Time absolutely flew by with spirited chat about various Cunard ships and QE'2 eventual fate in Dubai.  In what appeared to be short order, Myles and I had to head off back to the pier.  For Myles, he was returning home on QE2 and for me, I was going to see the final departure from a World Ship Society sponsored harbor cruise.  On this cruise, I would meet up with QE2 fellow passenger and friend Ed, who also introduced me to a few other passengers who I was familiar with from my postings on  On this cruise, would be writer and ocean liner enthusiast Ted Scull, who did a bit of narration on this cruise for us QE2 nutters, and also writer and ocean liner enthusiast Bill Miller, who was on our UK trip.  Both held lextures onboard QE2 and I attended them all and bought their books.  HINT...I see me doing the lexture/book thing in my future.  Bill Miller recognized me from our UK trip and we chatted a bit as we all saw QE2 sail off into the distance. 

Simply stunning, with every passenger on deck for the historic sailaway and final farewell to New York.

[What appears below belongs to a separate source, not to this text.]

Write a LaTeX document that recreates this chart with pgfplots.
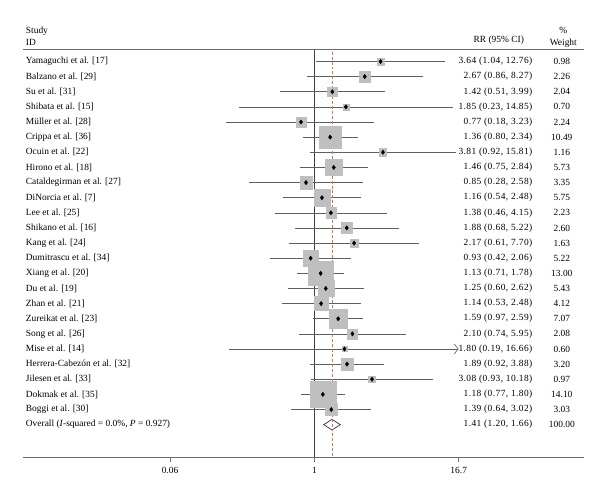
\documentclass[border=0pt]{standalone}
\usepackage{fontspec}
\setmainfont{Liberation Serif}
\usepackage{pgfplots}
\usepackage{pgfplotstable}
\pgfplotsset{compat=1.18}
\usetikzlibrary{arrows.meta}

\definecolor{boxgray}{RGB}{191,191,191}
\definecolor{cigray}{RGB}{95,95,95}
\definecolor{axisgray}{RGB}{110,110,110}
\definecolor{refline}{RGB}{205,120,85}
\definecolor{diamondedge}{RGB}{55,35,85}

\tikzset{
  ciline/.style={cigray, line width=0.6pt},
  clipped/.style={-{Straight Barb[length=4pt,width=10pt]}},
  namecol/.style={anchor=west, inner sep=0pt},
  cicol/.style={anchor=east, inner sep=0pt, font=\fontsize{9.5}{11}\selectfont\addfontfeatures{LetterSpace=4.5}},
  wcol/.style={anchor=center, inner sep=0pt},
}

% studies: row, label, risk ratio, 95% CI, weight (%), CI beyond the scale
\pgfplotstableread[col sep=semicolon]{
r;name;rr;lo;hi;w;clip
1;Yamaguchi et al. [17];3.64;1.04;12.76;0.98;0
2;Balzano et al. [29];2.67;0.86;8.27;2.26;0
3;Su et al. [31];1.42;0.51;3.99;2.04;0
4;Shibata et al. [15];1.85;0.23;14.85;0.70;0
5;Müller et al. [28];0.77;0.18;3.23;2.24;0
6;Crippa et al. [36];1.36;0.80;2.34;10.49;0
7;Ocuin et al. [22];3.81;0.92;15.81;1.16;0
8;Hirono et al. [18];1.46;0.75;2.84;5.73;0
9;Cataldegirman et al. [27];0.85;0.28;2.58;3.35;0
10;DiNorcia et al. [7];1.16;0.54;2.48;5.75;0
11;Lee et al. [25];1.38;0.46;4.15;2.23;0
12;Shikano et al. [16];1.88;0.68;5.22;2.60;0
13;Kang et al. [24];2.17;0.61;7.70;1.63;0
14;Dumitrascu et al. [34];0.93;0.42;2.06;5.22;0
15;Xiang et al. [20];1.13;0.71;1.78;13.00;0
16;Du et al. [19];1.25;0.60;2.62;5.43;0
17;Zhan et al. [21];1.14;0.53;2.48;4.12;0
18;Zureikat et al. [23];1.59;0.97;2.59;7.07;0
19;Song et al. [26];2.10;0.74;5.95;2.08;0
20;Mise et al. [14];1.80;0.19;16.66;0.60;1
21;Herrera-Cabezón et al. [32];1.89;0.92;3.88;3.20;0
22;Jilesen et al. [33];3.08;0.93;10.18;0.97;0
23;Dokmak et al. [35];1.18;0.77;1.80;14.10;0
24;Boggi et al. [30];1.39;0.64;3.02;3.03;0
}\studies

% pooled estimate
\pgfplotstableread[col sep=semicolon]{
r;rr;lo;hi;w
25;1.41;1.20;1.66;100.00
}\overall

\begin{document}
\pgfplotstablegetrowsof{\studies}
\pgfmathtruncatemacro\lastrow{\pgfplotsretval-1}
\pgfplotstablegetelem{0}{rr}\of\overall\let\ovrr\pgfplotsretval
\pgfplotstablegetelem{0}{lo}\of\overall\let\ovlo\pgfplotsretval
\pgfplotstablegetelem{0}{hi}\of\overall\let\ovhi\pgfplotsretval
\pgfplotstablegetelem{0}{w}\of\overall\let\ovw\pgfplotsretval
\begin{tikzpicture}[font=\fontsize{9.5}{11}\selectfont]
\path[use as bounding box] (0,0) rectangle (600pt,507pt);
\begin{axis}[
  at={(18pt,46pt)}, anchor=south west,
  scale only axis, width=566pt, height=411pt,
  xmode=log, xmin=0.003393, xmax=192.7,
  ymin=-27.15, ymax=-0.214,
  axis x line*=bottom, axis y line=none,
  axis line style={axisgray, line width=0.8pt},
  xtick={0.06,1,16.7}, xticklabels={0.06,1,16.7},
  xminorticks=false,
  tick align=outside, major tick length=5pt,
  tick style={axisgray, line width=0.8pt},
  xticklabel style={font=\fontsize{9.5}{11}\selectfont, yshift=-2pt},
  clip=false,
]
% header and rule below it
\node[namecol] at (axis cs:0.003593,0.966) {Study};
\node[namecol] at (axis cs:0.003593,0.245) {ID};
\node[wcol] at (axis cs:36.5,0.376) {RR (95\% CI)};
\node[wcol] at (axis cs:128.4,1.03) {\%};
\node[wcol] at (axis cs:128.4,0.18) {Weight};
\draw[axisgray, line width=0.8pt] (rel axis cs:0,1) -- (rel axis cs:1,1);

% line of no effect
\addplot[black!75, line width=0.7pt] coordinates {(1,-0.214) (1,-27.15)};

% weight boxes, area proportional to weight
\addplot[scatter, only marks, mark=square*, color=boxgray,
  mark options={draw=boxgray, fill=boxgray},
  scatter/use mapped color={draw=boxgray, fill=boxgray},
  visualization depends on={3.45*sqrt(\thisrow{w}) \as \boxhalf},
  scatter/@pre marker code/.append style={/tikz/mark size=\boxhalf}]
  table[x=rr, y expr=-\thisrow{r}] {\studies};

% confidence intervals and text columns
\pgfplotsinvokeforeach{0,...,\lastrow}{
  \pgfplotstablegetelem{#1}{r}\of\studies\let\rowno\pgfplotsretval
  \pgfplotstablegetelem{#1}{name}\of\studies\let\rowname\pgfplotsretval
  \pgfplotstablegetelem{#1}{rr}\of\studies\let\rowrr\pgfplotsretval
  \pgfplotstablegetelem{#1}{lo}\of\studies\let\rowlo\pgfplotsretval
  \pgfplotstablegetelem{#1}{hi}\of\studies\let\rowhi\pgfplotsretval
  \pgfplotstablegetelem{#1}{w}\of\studies\let\roww\pgfplotsretval
  \pgfplotstablegetelem{#1}{clip}\of\studies\let\rowclip\pgfplotsretval
  \edef\rowcmd{%
    \noexpand\addplot[ciline\ifnum\rowclip=1 ,clipped\fi] coordinates {(\rowlo,-\rowno) (\rowhi,-\rowno)};%
    \noexpand\node[namecol] at (axis cs:0.003593,-\rowno) {\rowname};%
    \noexpand\node[cicol] at (axis cs:70.5,-\rowno) {\rowrr\space(\rowlo, \rowhi)};%
    \noexpand\node[wcol] at (axis cs:124.7,-\rowno) {\roww};%
  }\rowcmd
}

% point estimates
\addplot[only marks, mark=diamond*, mark size=2.2pt, black]
  table[x=rr, y expr=-\thisrow{r}] {\studies};

% pooled estimate
\addplot[fill=white, draw=diamondedge, line width=0.7pt]
  coordinates {(\ovlo,-25) (\ovrr,-24.65) (\ovhi,-25) (\ovrr,-25.35)} -- cycle;
\addplot[refline, line width=0.7pt, dash pattern=on 3pt off 2pt]
  coordinates {(\ovrr,-0.35) (\ovrr,-27.15)};
\node[namecol] at (axis cs:0.003593,-25) {Overall (\textit{I}-squared = 0.0\%, \textit{P} = 0.927)};
\node[cicol] at (axis cs:70.5,-25) {\ovrr\space(\ovlo, \ovhi)};
\node[wcol] at (axis cs:124.7,-25) {\ovw};
\end{axis}
\end{tikzpicture}
\end{document}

The sun tried to come out as she backed out of the pier and was swung around with the Moran tugs, which which have assisted her into the Manhattan and Red Hook piers so many times over the years. Magnificant...stunning...memorable...historic...these words were repeated often as we viewed the ship brilliantly all lit up.  I have to wonder if the cabin stewards had orders to open every deadlight and turn on lights in every cabin.  The ship was ablaze in lights.  I will never forget how magnificant she looked.  Theer was also a sense of pride that she was after all the finest exaple of shipbuilding on the Clyde, proudly built in my ancestrial home of Scotland.

Most of us on the ferry were up top in the open air, soaking it all in with all our senses, despite it being downright chilly.  Sitting next to Bill Miller and listening him speak, I could almost here a chapter being written for an upcoming book on QE2. Unfortunately, it was all over so quickly. Surprisingly there were no fireworks, but there was a nice fireboat display.  Finally there was the the gut wrenching horn salute as she passed the Queen Mary 2 to lead the way out of the harbor for the final time.

Goodbye QE2.  She left New York harbor at the top of her game.  Not bad for a 40 year old ship with hard Atlantic service.  As Captain McNaught told us numerous times, the world will never see the likes of her ever again.  She is the last of her breed.  Three cheers for QE2!